1.5k views Asked by At

Consider this R code, which uses a defined time format string (the timeFormat variable below) to format and parse dates:


time = as.POSIXct(1433867059, origin = "1970-01-01")
print(time)
print( as.numeric(time) )

timeFormat = "%Y-%m-%d %H:%M:%OS3"
tz = "EST"

timestamp = format(time, format = timeFormat, tz = tz)
print(timestamp)

timeParsed = as.POSIXct(timestamp, format = timeFormat, tz = tz)
print(timeParsed)
print( as.numeric(timeParsed) )

If I paste that into Rgui on my Windows box, which is running the latest (3.2.0) stable release, I get this:


> time = as.POSIXct(1433867059, origin = "1970-01-01")
> print(time)
[1] "2015-06-09 12:24:19 EDT"
> print( as.numeric(time) )
[1] 1433867059
> 
> timeFormat = "%Y-%m-%d %H:%M:%OS3"
> tz = "EST"
> 
> timestamp = format(time, format = timeFormat, tz = tz)
> print(timestamp)
[1] "2015-06-09 11:24:19.000"
> 
> timeParsed = as.POSIXct(timestamp, format = timeFormat, tz = tz)
> print(timeParsed)
[1] NA
> print( as.numeric(timeParsed) )
[1] NA

Notice how the time format, which ends with %OS3, produces the correct time stamp (a 3 digit millisecond resolution).

However, that same time format cannot parse that time stamp back into the original POSIXct value; it barfs and parses NA.

Anyone know what is going on?

A web search found this stackoverflow link, where one of the commenters, Waldir Leoncio, in the first answer, appears to describe the same parsing bug with %OS3 that I do:

"use, for example, strptime(y, "%d.%m.%Y %H:%M:%OS3"), but it doesn't work for me. Henrik noted that the function's help page, ?strptime states that the %OS3 bit is OS-dependent. I'm using an updated Ubuntu 13.04 and using %OS3 yields NA."

The help page mentioned in the quote above likely is this link, which is unfortunately terse, merely saying

"Specific to R is %OSn, which for output gives the seconds truncated to 0 <= n <= 6 decimal places (and if %OS is not followed by a digit, it uses the setting of getOption("digits.secs"), or if that is unset, n = 3). Further, for strptime %OS will input seconds including fractional seconds. Note that %S ignores (and not rounds) fractional parts on output."

That final senetence about strptime (i.e. parsing) is subtle: it says "for strptime %OS". Note the absence of an 'n': it says %OS instead of %OSn.

Does that mean that %OSn can NOT be used for parsing, only for formatting?

That is what I have empirically found, but is it expected behavior or a bug?

Very annoying if expected behavior, since that means that I need different time formats for formatting and parsing. Have never seen that before in any other language's date API...

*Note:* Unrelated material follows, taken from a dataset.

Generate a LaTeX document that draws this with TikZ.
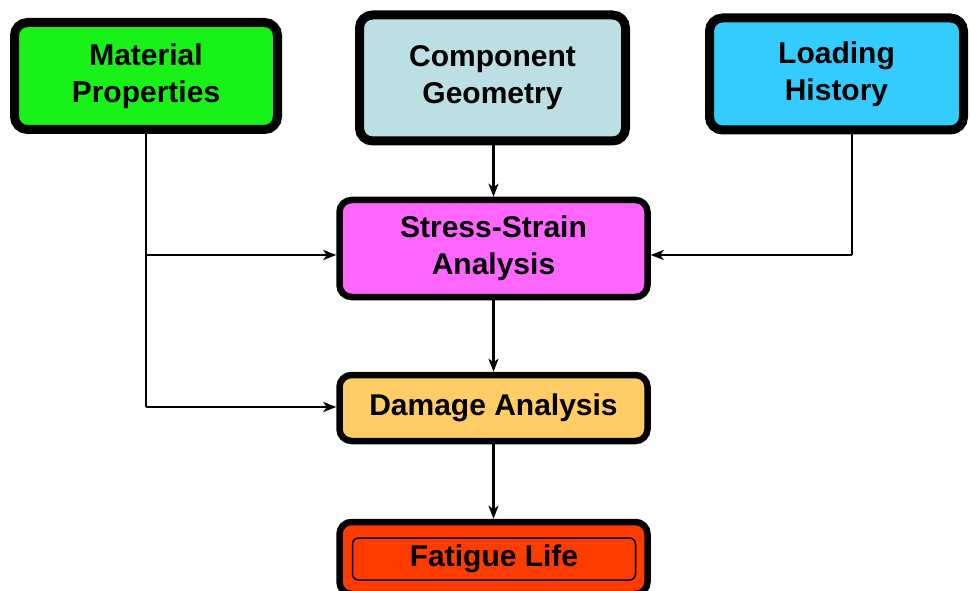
\documentclass[tikz,border=0pt]{standalone}
\usepackage{fontspec}
\setmainfont{Liberation Sans}
\usetikzlibrary{arrows.meta}
\definecolor{cgreen}{RGB}{24,242,24}
\definecolor{cgeom}{RGB}{188,223,228}
\definecolor{cload}{RGB}{52,204,255}
\definecolor{cstress}{RGB}{255,102,255}
\definecolor{cdamage}{RGB}{255,204,102}
\definecolor{cfat}{RGB}{255,60,0}
\tikzset{
  topbox/.style={draw=black, line width=9pt, rounded corners=13pt, align=center,
    font=\fontsize{30}{37}\selectfont\bfseries, inner sep=0pt},
  midbox/.style={draw=black, line width=6.5pt, rounded corners=12pt, align=center,
    font=\fontsize{30}{37}\selectfont\bfseries, inner sep=0pt,
    minimum width=308pt},
  conn/.style={line width=2.7pt, -{Stealth[length=13pt,width=10pt,inset=3.5pt]}},
  plain/.style={line width=2.7pt}
}
\begin{document}
\begin{tikzpicture}[x=1pt,y=-1pt]
\useasboundingbox (0,0) rectangle (970,591);
\clip (0,0) rectangle (970,591);
\fill[white] (0,0) rectangle (970,591);
% top boxes
\node[topbox, fill=cgreen, minimum width=263pt, minimum height=107pt] (mat) at (146,76) {Material\\Properties};
\node[topbox, fill=cgeom, minimum width=266pt, minimum height=126pt] (geo) at (492.5,78) {Component\\Geometry};
\node[topbox, fill=cload, minimum width=254pt, minimum height=112pt] (load) at (836.5,74) {Loading\\History};
% middle boxes
\node[midbox, fill=cstress, minimum height=97pt] (stress) at (493.5,248.5) {Stress-Strain\\Analysis};
\node[midbox, fill=cdamage, minimum height=66pt] (damage) at (493.5,408) {Damage Analysis};
\node[midbox, fill=cfat, minimum height=72pt] (fat) at (493.5,558) {};
\node[draw=black, line width=1.5pt, rounded corners=6pt, minimum width=283pt, minimum height=42pt, inner sep=0pt,
  font=\fontsize{30}{37}\selectfont\bfseries] (fatin) at (494,559) {Fatigue Life};
% connectors
\coordinate (jm) at (146,255);
\coordinate (jl) at (852,255);
\coordinate (jd) at (146,407);
\draw[plain] (mat.south) -- (jd);
\draw[conn] (jm) -- (stress.west |- jm);
\draw[conn] (jd) -- (damage.west |- jd);
\draw[conn] (geo.south -| stress.north) -- (stress.north);
\draw[plain] (load.south -| jl) -- (jl);
\draw[conn] (jl) -- (stress.east |- jl);
\draw[conn] (stress.south) -- (damage.north);
\draw[conn] (damage.south) -- (fat.north);
\end{tikzpicture}
\end{document}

(Aside: I am aware that there is another issue, even if you just want to format, with %OSn: R truncates fractional parts instead of rounds. For those not aware of this bad behavior, its hazards are discussed here, here, and here.)

1

There are 1 answers

1
Joshua Ulrich On BEST ANSWER

This is expected behavior, not a bug. "%OSn" is for output. "%OS" is for input, and includes fractional seconds, as it says in your second blockquote:

Further, for strptime %OS will input seconds including fractional seconds.

options(digits.secs=6)
as.POSIXct("2015-06-09 11:24:19.002", "America/New_York", "%Y-%m-%d %H:%M:%OS")
# [1] "2015-06-09 11:24:19.002 EDT"

Also note that "EST" is an ambiguous timezone, and probably not what you expect. See the Time zone names section of ?timezone.